Dabei hat alles scheinbar harmlos, schon in seiner Kindheit, mit einer Erfahrung von Joy begonnen. Als Kind – ganz offensichtlich hochsensibel – war ein „Spielzeuggarten im Kinderzimmer“ (22) auslösendes Moment. Einerseits erlebte er eine übergroße Freude und andererseits war Joy auch vom Verschwinden derselben als Erfahrung charakterisiert. In SbJ beschreibt er im Nachhinein Joy „…als eine Sehnsucht nach einer Sehnsucht …“ (23). In seinen autobiographischen Aufzeichnungen dekliniert er Joy in allen Phasen seines Erlebens und Denkens durch, bis er – Norbert Feinendegen hat das im Titel seiner Bekehrungsgeschichte festgehalten – zu Gott fand: Lewis wird „Überrascht von Gott“ und Joy als sensual/emotional/rationaler irdischer Platzhalter entschleiert (142).Joy wird schließlich nach einer anspruchsvollen begrifflichen Durchdeklinierung zu dem, was mit Thomas von Aquin gesprochen, „alle Gottnennen“.

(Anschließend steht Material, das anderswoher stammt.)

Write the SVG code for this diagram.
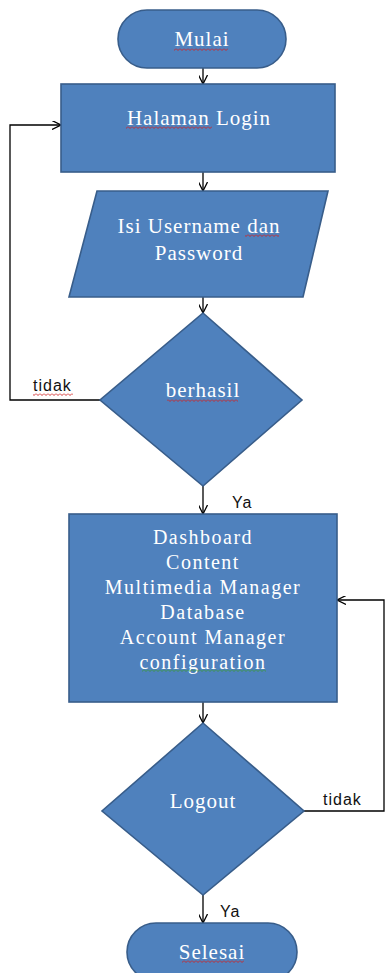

Lewis selbst sieht sich und Gott als Gegner wie in einem Schachspiel (152ff u. ö.), das er schließlich nach vier Schachzügen (196ff) mit einem Schachmatt (247ff) gegen Gott verliert. In mehreren autobiographischen Bemerkungen wurde der schon als kleiner Junge von Joy Überraschte im Alter von 33 Jahren schließlich von Gott überrascht, wobei er Joy zuerst gar nicht mit Gott assoziierte (78). Das alles liest sich bei Feinendegen von Kapitel zu Kapitel wie ein Fortsetzungskrimi. Entscheidende Momente hält Lewis selbst fest: Auf dem Oberdeck eines Linienbusses 1926 „wurde ihm klar, dass er etwas in sich zurückhielt oder aus seinem Leben ausschloss“ (205). Er hatte das Gefühl, sich öffnen zu müssen, die absolute Souveränität über sich selbst aufgeben zu müssen. Das fühlte sich an, „als würde er beginnen wie ein Schneemann zu schmelzen (205). Der 4. Schachzug Gottes wird wirksam: Aus dem unpersönlichen absoluten Idealismus schält sich ein persönlicher werdender subjektiver Idealismus heraus, wobei bloß Spirit personale Form annimmt, ohne schon für uns ein Du zu werden (245). Wir selber – unser Denken und Handeln – sind aber immer noch Vollzüge Spirits, vergleichbar der Figur Hamlets im Werk von Shakespeare (212). Dieser Prozess dauert 4 Jahre lang, an dessen Ende er zum Theisten wird. Zum Christen wird er „auf einem Motorrad“ (288) überrascht. Jetzt ist er endgültig „schachmatt“ (247ff). Er hat die Partie gegen Gott verloren: Gott ist tatsächlich Mensch geworden. Ein Mythos wird historische Tatsache. Imagination und scharfer Intellekt, in den Worten Feinendegens, die Einordnung seiner imaginativen „Erlebnisse in seine theoretische Weltsicht“ (89) ist gelungen, der Zweifrontenkrieg beendet. Die imaginativen nordischen Mythen waren bloß Metaphern, die Menschen sozusagen gegen den Himmel schleudern, aber im Christentum ist aus diesem – wenn auch nicht nordischen Himmel – Gott Mensch geworden. Und er hat den Mythos zum Logos werden lassen, sodass Gott Mythos und Metapher verwendet (vgl. 283) hat, um real Mensch zu werden.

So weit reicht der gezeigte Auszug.